A decreasing mortgage insurance plan will decrease throughout the term of your plan. The repayment mortgage plan is normally suited to people with repayment mortgages. The life insurance plan is the cheaper plan when compared to level term mortgage insurance. This is because the sum assured reduces throughout the term of the plan.
The premium for a decreasing mortgage plan is cheaper from the outset however over time your sum assured will decrease but your premium payment will remain the same, for example, if you take out a policy for £200,000 over a term of 20 years, your plan will pay out £200,000 if you were to die in the first year of having your policy. Ten years down the road your still paying the same premium however your cover would now only pay out approximately £100,000.

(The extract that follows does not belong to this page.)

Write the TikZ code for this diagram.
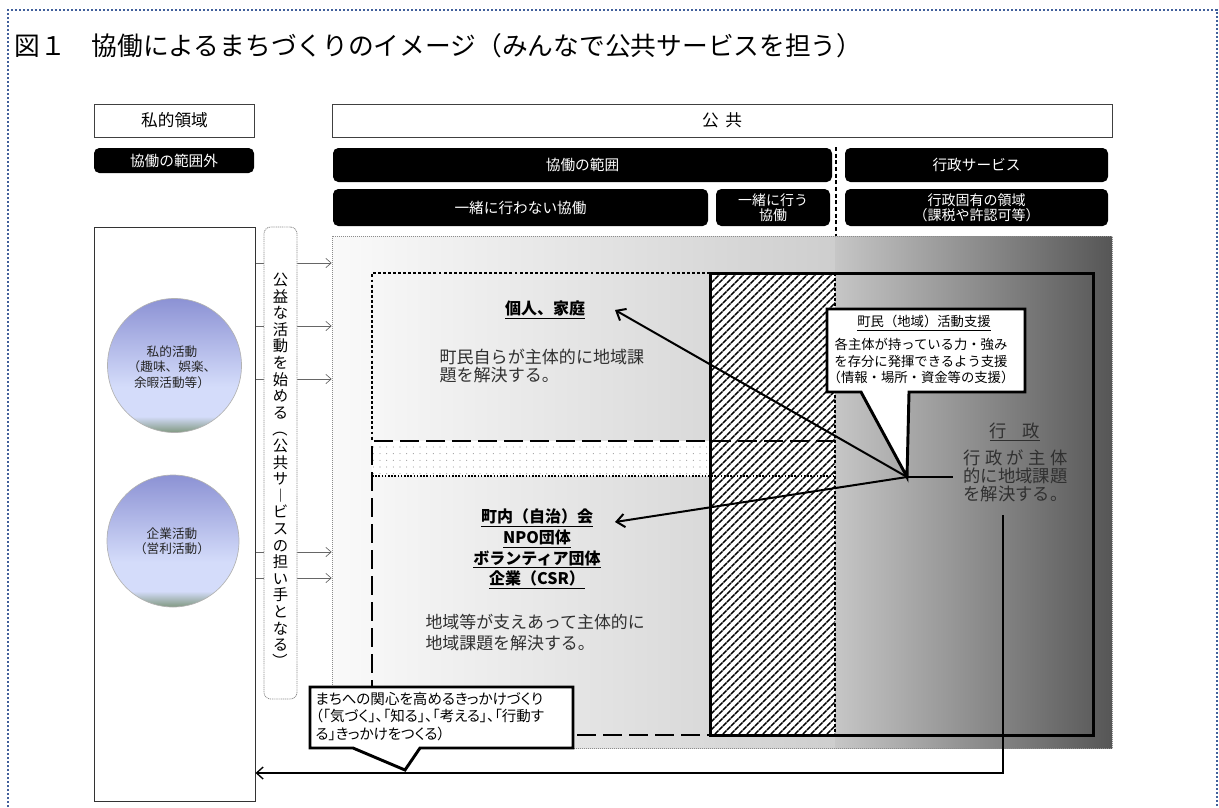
\documentclass[tikz,border=0pt]{standalone}
\usepackage{fontspec}
\usepackage{graphicx}
\setmainfont{Noto Sans CJK JP}
\newfontfamily\propfont[RawFeature=+palt]{Noto Sans CJK JP}
\usetikzlibrary{arrows.meta,patterns.meta}

\definecolor{framecol}{RGB}{66,96,156}
\definecolor{orbtop}{RGB}{140,146,212}
\definecolor{orblight}{RGB}{212,220,250}
\definecolor{orbbottom}{RGB}{128,152,128}
\definecolor{gleft}{RGB}{250,250,250}
\definecolor{gmid}{RGB}{206,206,206}
\definecolor{gmidb}{RGB}{198,198,198}
\definecolor{gright}{RGB}{86,86,86}
\definecolor{inktext}{RGB}{48,48,48}

\pgfdeclareverticalshading{orbshade}{100bp}{color(0bp)=(orbbottom); color(25bp)=(orbbottom); color(31bp)=(orblight); color(42bp)=(orblight); color(75bp)=(orbtop); color(100bp)=(orbtop)}

\newcommand\vparen[1]{\rotatebox[origin=c]{-90}{#1}}

\tikzset{every picture/.style={line width=0.75pt}}
\tikzset{
  plainbox/.style={draw=black!75, fill=white, inner sep=0pt, font=\fontsize{12.5}{15}\selectfont},
  darkbox/.style={fill=black, rounded corners=4pt, text=white, inner sep=0pt, align=center, font=\fontsize{11}{12}\selectfont},
  orbtext/.style={align=center, inner sep=0.75pt, text=black!85, font=\fontsize{9.5}{11.6}\selectfont},
  feedline/.style={draw=black!60, line width=0.5pt, -{Straight Barb[length=4pt,width=7pt]}},
  vbox/.style={draw=black!45, fill=white, rounded corners=5pt, line width=0.6pt, dash pattern=on 0.8pt off 0.6pt, inner sep=0pt},
  vtext/.style={align=center, inner sep=0pt, font=\fontsize{11.5}{12.45}\selectfont},
  areatext/.style={text=inktext, inner sep=0.75pt, align=left, font=\fontsize{12.8}{13.5}\selectfont},
  headtext/.style={inner sep=0.75pt, align=center, font=\bfseries\fontsize{12}{15.5}\selectfont},
  calloutline/.style={draw=black, fill=white, line width=2.2pt},
  notetext/.style={inner sep=0.75pt, align=center, font=\fontsize{10}{12.4}\selectfont},
  pointer/.style={line width=1.5pt, -{Straight Barb[length=6pt,width=10pt]}},
  backline/.style={line width=1pt, -{Straight Barb[length=5pt,width=9pt]}},
  dotline/.style={line width=2.2pt, dash pattern=on 2.2pt off 1.6pt},
  thindots/.style={line width=1.2pt, dash pattern=on 1.2pt off 1.2pt},
  dashline/.style={line width=2pt, dash pattern=on 14pt off 5.5pt}
}

\begin{document}
\begin{tikzpicture}[x=0.75pt,y=0.75pt,yscale=-1,xscale=1]
\useasboundingbox (0,0) rectangle (1219,807);

%Shape: Frame
\draw [framecol, line width=1.6pt, dash pattern=on 1.8pt off 1.2pt] (8,807) -- (8,10) -- (1217,10) -- (1217,807) ;

% Text Node
\node [anchor=west, inner sep=0pt, font=\fontsize{19.3}{22}\selectfont] (title) at (14,46) {図１　協働によるまちづくりのイメージ（みんなで公共サービスを担う）};

% Header boxes
\node [plainbox, minimum width=120pt, minimum height=24.75pt] (private) at (174.5,120.5) {私的領域};
\node [plainbox, minimum width=585pt, minimum height=24.75pt] (public) at (722,120.5) {公\hspace{0.4em}共};
\node [darkbox, minimum width=120pt, minimum height=18.75pt] (outside) at (174,160.5) {協働の範囲外};
\node [darkbox, minimum width=374.25pt, minimum height=25.5pt] (scope) at (582.5,165) {協働の範囲};
\node [darkbox, minimum width=197.25pt, minimum height=25.5pt] (service) at (976.5,165) {行政サービス};
\node [darkbox, minimum width=281.25pt, minimum height=27.75pt] (apart) at (520.5,207.5) {一緒に行わない協働};
\node [darkbox, minimum width=85.5pt, minimum height=27.75pt, font=\fontsize{10.5}{11}\selectfont] (joint) at (773,207.5) {一緒に行う\\協働};
\node [darkbox, minimum width=197.25pt, minimum height=27.75pt, font=\fontsize{10.5}{11.5}\selectfont] (proper) at (976.5,207.5) {行政固有の領域\\（課税や許認可等）};
%Straight Lines
\draw [line width=1.2pt, dash pattern=on 3pt off 2pt] (836,147) -- (836,262) ;

% Left column
\node [draw=black!80, minimum width=120.75pt, minimum height=430.5pt, inner sep=0pt] (actbox) at (174.5,514) {};
%Shape: Circle
\shade [shading=orbshade, draw=black!30, line width=0.5pt] (174.5,365.5) circle (67) ;
\node [orbtext] (privact) at (172,367) {私的活動\\（趣味、娯楽、\\余暇活動等）};
%Shape: Circle
\shade [shading=orbshade, draw=black!30, line width=0.5pt] (173,541) circle (66) ;
\node [orbtext] (bizact) at (172,541) {企業活動\\（営利活動）};

% Shaded area
\shade [left color=gleft, right color=gmid] (332,236) rectangle (835,748) ;
\shade [left color=gmidb, right color=gright] (835,236) rectangle (1112,748) ;
\node [draw=black!45, line width=0.5pt, dash pattern=on 0.75pt off 0.75pt, minimum width=585pt, minimum height=384pt, inner sep=0pt] (area) at (722,492) {};

% Feed arrows
\draw [feedline] (actbox.east |- 0,263) -- (area.west |- 0,263) ;
\draw [feedline] (actbox.east |- 0,326) -- (area.west |- 0,326) ;
\draw [feedline] (actbox.east |- 0,379) -- (area.west |- 0,379) ;
\draw [feedline] (actbox.east |- 0,552) -- (area.west |- 0,552) ;
\draw [feedline] (actbox.east |- 0,578) -- (area.west |- 0,578) ;
\node [vbox, minimum width=24.75pt, minimum height=354pt] (vframe) at (280.5,463) {};
\node [vtext] (vlabel) at (280.5,471) {公\\益\\な\\活\\動\\を\\始\\め\\る\\\vparen{（}\\公\\共\\サ\\︱\\ビ\\ス\\の\\担\\い\\手\\と\\な\\る\\\vparen{）}};

% Band fills
\fill [white] (372,441) rectangle (710,476) ;
\fill [pattern={Dots[distance=5pt,radius=0.4pt]}, pattern color=black!45] (372,441) rectangle (710,476) ;
\fill [white] (710,273) rectangle (835,735) ;
\fill [pattern={Lines[angle=45,distance=4pt,line width=1.3pt]}] (710,273) rectangle (835,735) ;

% Outlines
\draw [dotline] (710,273) -- (372,273) -- (372,441) ;
\draw [dotline] (835,273) -- (835,735) ;
\draw [thindots] (372,476) -- (835,476) ;
\draw [dashline] (835,441) -- (372,441) -- (372,735) -- (710,735) ;
\draw [line width=2.25pt] (710,273) rectangle (1093,735) ;

% Text Node
\node [headtext] (family) at (545,310) {\underline{個人、家庭}};
\node [areatext, anchor=west] (familytxt) at (438,366) {町民自らが主体的に地域課\\題を解決する。};
\node [headtext] (groups) at (537,549) {\underline{町内（自治）会}\\\underline{NPO団体}\\\underline{ボランティア団体}\\\underline{企業（CSR）}};
\node [areatext, anchor=west, font=\fontsize{12.7}{15.75}\selectfont] (groupstxt) at (424,632.5) {地域等が支えあって主体的に\\地域課題を解決する。};
\node [headtext, text=inktext, font=\fontsize{13}{15}\selectfont] (gov) at (1015,432) {\underline{行\hspace{0.9em}政}};
\node [areatext, anchor=west, font=\fontsize{13}{13.5}\selectfont] (govtxt) at (962,476) {行\hspace{0.25em}政\hspace{0.25em}が\hspace{0.25em}主\hspace{0.25em}体\\的に地域課題\\を解決する。};

%Shape: Callout
\draw [calloutline] (827,309) -- (1025,309) -- (1025,392) -- (909,392) -- (907,477) -- (861,392) -- (827,392) -- cycle ;
\coordinate (tip) at (907,477) ;
\node [notetext] (supporthead) at (924,323) {\underline{町民（地域）活動支援}};
\node [notetext] (supporttxt) at (921,361) {各主体が持っている力・強み\\を存分に発揮できるよう支援\\（情報・場所・資金等の支援）};

% Pointers
\coordinate (familyend) at (615,310) ;
\coordinate (groupsend) at (615,522) ;
\coordinate (govend) at (953,477) ;
\draw [pointer] (tip) -- (familyend) ;
\draw [pointer] (tip) -- (groupsend) ;
\draw [line width=1.5pt] (tip) -- (govend) ;

% Return arrow
\coordinate (retstart) at (1003,515) ;
\draw [backline] (retstart) |- (actbox.east |- 0,773) ;

%Shape: Callout
\draw [calloutline] (310,687) -- (573,687) -- (573,748) -- (420,748) -- (405,770) -- (353,748) -- (310,748) -- cycle ;
\node [notetext, anchor=west, align=left, font=\propfont\fontsize{10.9}{13.2}\selectfont] (trigger) at (314,716.5) {まちへの関心を高めるきっかけづくり\\（「気づく」、「知る」、「考える」、「行動す\\る」きっかけをつくる）};
\end{tikzpicture}
\end{document}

In the final year of your plan, you will still be paying the same premium amount as you were in year 1 and year 10, however your sum assured would now be closer to £10,000. This will usually be in line with how much is remaining on your mortgage in the final year.
The decreasing mortgage plan will only work if you have a capital and repayment mortgage and the interest rate on your mortgage is less than the percentage rate on your insurance.
If you have already decided that life insurance is the right choice for you, then you have realised how important it is to be able to provide for your loved ones in the event of your death. The amount you decide you need for your sum assured can often prove more difficult to decide. Many people will take out life cover to cover their mortgage so if they were to pass away their mortgage is paid off and their family can keep a roof over their heads. You can also consider looking to replace your income in the event of your death and opt to request cover in the form of a lump sum which can be several times your salary or even select to have a monthly pay-out provided to your family to help cover their bills, after the mortgage has been cleared.
Every one of us is different and therefore everyone’s life insurance needs and requirements are going to be different. For example, Linda is single and has three young children and has just taken out a mortgage, she is probably going to need more insurance than Michael who is 50, all his children have left home and he only has 3 years left to pay on his mortgage. Everyone’s requirements for insurance will vary.